Why doesn’t INEC allow the 2019 elections to hold in 2018 so that we will have one year to exhaust the litigation arising from the election before the winners are sworn in. But if we retain six months, lawyers will come with preliminary objections which will go from the tribunal to the Supreme Court and before you come back, the 180 days will have expired. So, where is the justice of the case? If your health is not very strong, you may have hypertension in election petition matters. There is no confidence in the tribunals and panels and that is why there are conflicting judgments. It is only in election petition cases that we have conflicting judgments. We do have such in contract, marital, labour cases. This is why people are saying those handling election matters are corrupt because the rules do not allow the judge to do a good job.
There is also the allegation that only judges favoured judges are empanelled for election petition tribunals
The only body I will say should recommend judges for election tribunals is the Nigeria Bar Association (NBA).
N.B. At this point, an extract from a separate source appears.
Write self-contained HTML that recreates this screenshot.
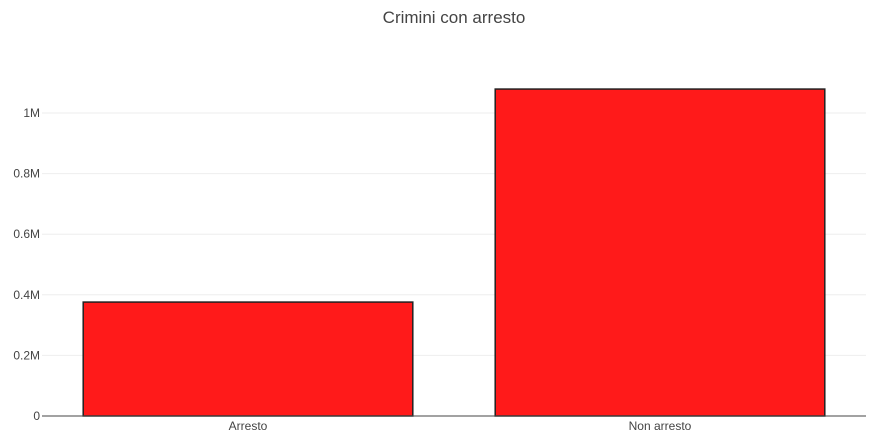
<!DOCTYPE html>
<html><head><meta charset="utf-8"><style>
body{margin:0;background:#fff;font-family:"Liberation Sans",sans-serif;}
svg text{font-family:"Liberation Sans",sans-serif;}
</style></head><body>
<svg width="877" height="442" id="chart">
<text x="454" y="23" text-anchor="middle" font-size="17" fill="#444">Crimini con arresto</text>
</svg>
<script>
const categories = ["Arresto", "Non arresto"];
const values = [376000, 1079000];
const yTicks = [0, 200000, 400000, 600000, 800000, 1000000];
const yTickLabels = ["0", "0.2M", "0.4M", "0.6M", "0.8M", "1M"];

const svg = document.getElementById('chart');
const NS = 'http://www.w3.org/2000/svg';
const x0 = 42, x1 = 866, yBase = 416, pxPerUnit = 303 / 1000000;
const y = v => yBase - v * pxPerUnit;
const band = (x1 - x0) / categories.length;
function mk(tag, attrs){const e=document.createElementNS(NS,tag);for(const k in attrs)e.setAttribute(k,attrs[k]);svg.appendChild(e);return e;}

yTicks.forEach((t,i)=>{
  if(t>0){
    const g = mk('line',{x1:x0,x2:x1,y1:y(t),y2:y(t),stroke:'#eee','stroke-width':1});
    
    
  }
  const l = mk('text',{x:x0-2,y:y(t)+4,'text-anchor':'end','font-size':12,fill:'#444'});
  l.textContent = yTickLabels[i];
  
  
});

categories.forEach((c,i)=>{
  const cx = x0 + band*(i+0.5), w = band*0.8;
  const r = mk('rect',{x:cx-w/2,y:y(values[i]),width:w,height:yBase-y(values[i]),fill:'#ff1a1a',stroke:'#222','stroke-width':1.5});
  
  
  const t = mk('text',{x:cx,y:yBase+14,'text-anchor':'middle','font-size':12,fill:'#444'});
  t.textContent = c;
  
  
});

const ax = mk('line',{x1:x0,x2:x1,y1:yBase,y2:yBase,stroke:'#444','stroke-width':1});


</script>
</body></html>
It is the chief judge of a state that recommends judges to the President of the Court of Appeal. In many states, there are rumours that only the judges who are in the good books of the chief judges are recommended to the PCA. In a state, you a judge who is empanelled for every election petition tribunal and so many judges who have never been so empanelled. That means something is wrong in such a situation and looks as though there is a return to the chief judge from such a judge that is always going for election tribunal.
If we therefore want transparency, the national executive council of the NBA should be saddled with the responsibility of picking judges. If they do this, the issue of returns will not arise since the judges are not answerable to the NBA.